Quesnel gold pan relocation prompts rally, response from mayor

Members of the Quesnel community came together to rally against the relocation of the Quesnel Gold Pan on Sunday, May 31. (Sasha Sefter - Quesnel Cariboo Observer)
Quesnel City Counc. Ron Paull gives a speech on the history of the Quesnel Gold Pan during a rally organized by city residents to protest the relocation of the gold pan on Sunday, May 31.(Sasha Sefter - Quesnel Cariboo Observer)
A homemade sign attached the Quesnel Gold Pan during the Gold Pandemic rally reads ‘Do not move our gold pan.’ (Sasha Sefter - Quesnel Cariboo Observer)
Quesnel residents adorned their vehicles with signs protesting the relocation of the Quesnel Gold Pan during the Gold Pandemic rally on Sunday, May 31. (Sasha Sefter - Quesnel Cariboo Observer)

The rally didn’t pan out exactly how organizers hoped, but there were still about 40 vehicles and dozens of residents on hand Sunday afternoon to protest the City’s plan to move its larger-than-life gold pan from north end of Quesnel to the downtown sometime soon.

The rally got underway at 1 p.m. on Sunday, May 31, and was spearheaded by Quesnel resident Debra McKelvie who feels passionately the gold pan should stay where it is as at on Highway 97 north, at the turnoff to Barkerville at Highway 26, where it has been since 1987.

“The present location was carefully planned as this was and remains the junction north of Quesnel to our historic resources up Highway 26 better known as the Barkerville highway to locals,” said McKelvie.

City council, however, has already agreed to tie the gold pan into its long-term vision for the city by moving it to the BC Rail parking lot across from the Quesnel Visitor Centre and the Quesnel and District Museum and Archives where, on a typical year, 250 passengers of the Rocky Mountaineer embark every Tuesday and Thursday to check out the town.

Mayor Bob Simpson said the protests are simply a knee-jerk reaction to change, and that there is a greater plan in place to harness the power of tourism and also reinvent Quesnel as a true river city, complete with a robust, bustling riverfront downtown.

“If we fundamentally believe in our vision, then we have to act with the courage of our convictions,” Simpson told the Observer.

He noted moving the gold pan from the highway, where it is difficult to stop, to the downtown will give tourists a better chance to have their picture taken with the giant gold pan, making for a great marketing tool for the area.

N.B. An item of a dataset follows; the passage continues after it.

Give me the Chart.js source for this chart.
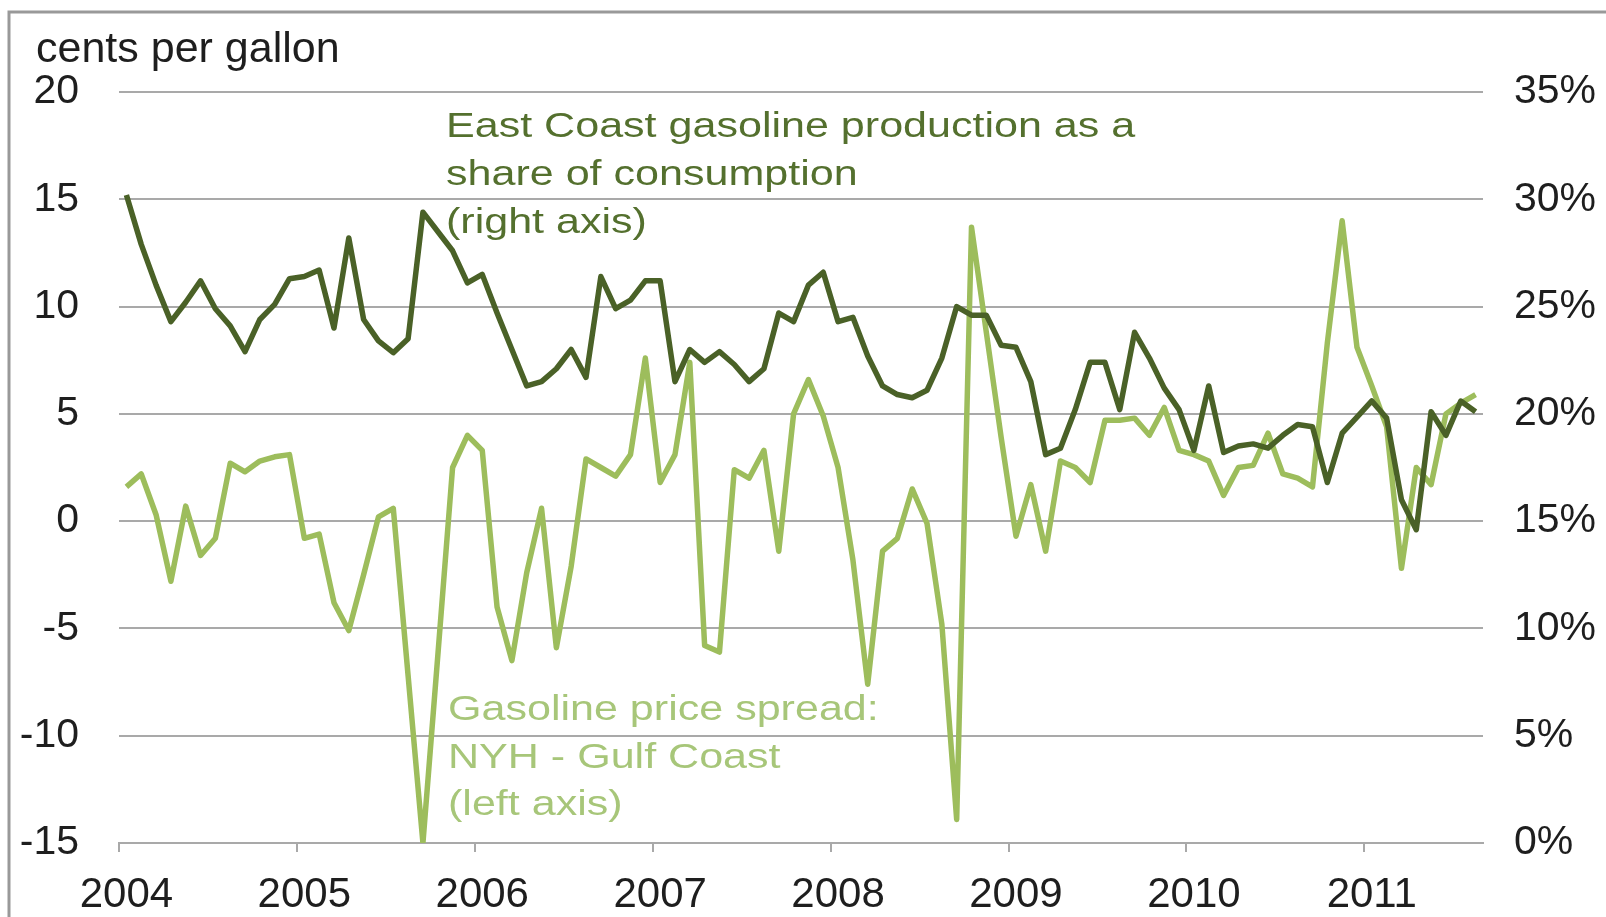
<!DOCTYPE html>
<html>
<head>
<meta charset="utf-8">
<script src="https://cdn.jsdelivr.net/npm/chart.js@4.4.1/dist/chart.umd.min.js"></script>
<style>
  html, body { margin: 0; padding: 0; background: #ffffff; }
  #wrap { position: relative; width: 1606px; height: 917px; }
  canvas { display: block; }
</style>
</head>
<body>
<div id="wrap"><canvas id="chart" width="1606" height="917"></canvas></div>
<script>
// Year labels on the horizontal axis (one tick per January)
const yearLabels = ['2004', '2005', '2006', '2007', '2008', '2009', '2010', '2011'];

// Gasoline price spread, NY Harbor minus Gulf Coast, cents per gallon (left axis), Jan 2004 - Aug 2011
const spreadCents = [
   1.6,  2.2,  0.3, -2.8,  0.7, -1.6, -0.8,  2.7,  2.3,  2.8,  3.0,  3.1,
  -0.8, -0.6, -3.8, -5.1, -2.5,  0.2,  0.6, -7.2,-15.0, -6.3,  2.5,  4.0,
   3.3, -4.0, -6.5, -2.4,  0.6, -5.9, -2.1,  2.9,  2.5,  2.1,  3.1,  7.6,
   1.8,  3.1,  7.4, -5.8, -6.1,  2.4,  2.0,  3.3, -1.4,  5.0,  6.6,  4.9,
   2.5, -1.8, -7.6, -1.4, -0.8,  1.5, -0.1, -4.8,-13.9, 13.7,  8.8,  3.9,
  -0.7,  1.7, -1.4,  2.8,  2.5,  1.8,  4.7,  4.7,  4.8,  4.0,  5.3,  3.3,
   3.1,  2.8,  1.2,  2.5,  2.6,  4.1,  2.2,  2.0,  1.6,  8.3, 14.0,  8.1,
   6.3,  4.4, -2.2,  2.5,  1.7,  5.0,  5.5,  5.9
];

// East Coast gasoline production as a share of consumption, percent (right axis)
const eastCoastShare = [
  30.2, 27.9, 26.0, 24.3, 25.2, 26.2, 24.9, 24.1, 22.9, 24.4, 25.1, 26.3,
  26.4, 26.7, 24.0, 28.2, 24.4, 23.4, 22.85, 23.5, 29.4, 28.5, 27.6, 26.1,
  26.5, 24.7, 23.0, 21.3, 21.5, 22.1, 23.0, 21.7, 26.4, 24.9, 25.3, 26.2,
  26.2, 21.5, 23.0, 22.4, 22.9, 22.3, 21.5, 22.1, 24.7, 24.3, 26.0, 26.6,
  24.3, 24.5, 22.7, 21.3, 20.9, 20.75, 21.1, 22.6, 25.0, 24.6, 24.6, 23.2,
  23.1, 21.5, 18.1, 18.4, 20.2, 22.4, 22.4, 20.2, 23.8, 22.6, 21.2, 20.2,
  18.3, 21.3, 18.2, 18.5, 18.6, 18.4, 19.0, 19.5, 19.4, 16.8, 19.1, 19.85,
  20.6, 19.8, 16.0, 14.6, 20.1, 19.0, 20.6, 20.1
];

// Axis ranges
const leftRange = [-15, 20];
const rightRange = [0, 35];
const tickStep = 5;

// Monthly categories built from the year list
const monthCategories = [];
yearLabels.forEach(y => {
  for (let m = 1; m <= 12; m++) monthCategories.push(y + '-' + String(m).padStart(2, '0'));
});
monthCategories.length = spreadCents.length;

const FONT = '"Liberation Sans", Arial, Helvetica, sans-serif';
const GRID = '#a9a9a9';
const TEXT = '#1e1e1e';
const DARK = '#4a6127';
const LIGHT = '#9dbd5c';

// Outer frame and white background
const framePlugin = {
  id: 'frame',
  beforeDraw(chart) {
    const c = chart.ctx;
    c.save();
    c.fillStyle = '#ffffff';
    c.fillRect(0, 0, chart.width, chart.height);
    c.strokeStyle = '#999999';
    c.lineWidth = 3;
    c.beginPath();
    c.moveTo(9, chart.height + 5);
    c.lineTo(9, 12);
    c.lineTo(chart.width + 5, 12);
    c.stroke();
    c.restore();
  }
};

// Axis unit title and the two series captions
const captionPlugin = {
  id: 'captions',
  afterDatasetsDraw(chart) {
    const c = chart.ctx;
    c.save();
    c.textBaseline = 'alphabetic';
    c.textAlign = 'left';
    c.fillStyle = TEXT;
    c.font = '43px ' + FONT;
    c.fillText('cents per gallon', 36, 62);

    const drawBlock = (lines, x, y0, step, color) => {
      c.fillStyle = color;
      c.font = '35px ' + FONT;
      lines.forEach((t, i) => {
        c.save();
        c.translate(x, y0 + i * step);
        c.scale(1.23, 1);
        c.fillText(t, 0, 0);
        c.restore();
      });
    };
    drawBlock(['East Coast gasoline production as a', 'share of consumption', '(right axis)'],
              446, 137, 48, '#54702e');
    drawBlock(['Gasoline price spread:', 'NYH - Gulf Coast', '(left axis)'],
              448, 720, 47.5, '#a7c679');
    c.restore();
  }
};

const nMonths = monthCategories.length;

new Chart(document.getElementById('chart').getContext('2d'), {
  type: 'line',
  data: {
    labels: monthCategories,
    datasets: [
      {
        label: 'East Coast gasoline production as a share of consumption',
        data: eastCoastShare,
        yAxisID: 'yR',
        borderColor: DARK,
        borderWidth: 5.5,
        borderJoinStyle: 'round',
        pointRadius: 0,
        tension: 0,
        fill: false
      },
      {
        label: 'Gasoline price spread: NYH - Gulf Coast',
        data: spreadCents,
        yAxisID: 'yL',
        borderColor: LIGHT,
        borderWidth: 5.5,
        borderJoinStyle: 'round',
        pointRadius: 0,
        tension: 0,
        fill: false
      }
    ]
  },
  options: {
    responsive: false,
    animation: false,
    devicePixelRatio: 1,
    layout: { padding: { top: 92, left: 0, right: 0, bottom: 0 } },
    plugins: { legend: { display: false }, tooltip: { enabled: false } },
    scales: {
      x: {
        type: 'category',
        offset: true,
        grid: {
          offset: true,
          drawOnChartArea: false,
          drawTicks: true,
          tickLength: 9,
          lineWidth: 2,
          color: (ctx) => (ctx.index % 12 === 0 && ctx.index < nMonths) ? GRID : 'rgba(0,0,0,0)'
        },
        border: { display: true, color: GRID, width: 2 },
        ticks: {
          autoSkip: false,
          maxRotation: 0,
          minRotation: 0,
          padding: 18,
          color: TEXT,
          font: { family: FONT, size: 42 },
          callback: (v, i) => (i % 12 === 0 ? yearLabels[i / 12] : '')
        },
        afterFit: (s) => { s.height = 74; }
      },
      yL: {
        position: 'left',
        min: leftRange[0],
        max: leftRange[1],
        ticks: {
          stepSize: tickStep,
          padding: 40,
          color: TEXT,
          font: { family: FONT, size: 41 }
        },
        grid: { color: GRID, lineWidth: 2, drawTicks: false },
        border: { display: false },
        afterFit: (s) => { s.width = 119; }
      },
      yR: {
        position: 'right',
        min: rightRange[0],
        max: rightRange[1],
        ticks: {
          stepSize: tickStep,
          padding: 31,
          color: TEXT,
          font: { family: FONT, size: 41 },
          callback: (v) => v + '%'
        },
        grid: { drawOnChartArea: false, drawTicks: false },
        border: { display: false },
        afterFit: (s) => { s.width = 123; }
      }
    }
  },
  plugins: [framePlugin, captionPlugin]
});
</script>
</body>
</html>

The new location will also include an interactive kiosk detailing the gold rush history of the area.

“At its current location, it doesn’t let us tell our story. Now we will literally be able to tell it to the whole world.”

The gold pan is just one small piece of the City’s vision to transform and diversify Quesnel over time. Other plans include the $1.4 million renovation of the museum, a new campground on Quesnel River where the public works yard is currently located, a rerouting of Highway 97 traffic away from Front Street to accommodate boutique businesses along the waterfront, more mountain bike trails with trail heads downtown, improvements to the foot bridge and the new embedded trampoline park at the Visitor Info Centre to name a few.

“We are building things that make us a preferred stop,” Simpson said. “We want to turn visitors into residents and residents into investors.”

The gold pan is slated to be moved to the Quesnel Train Station – located at 710 Legion Drive, better known as the Pacific Great Eastern Railway Station.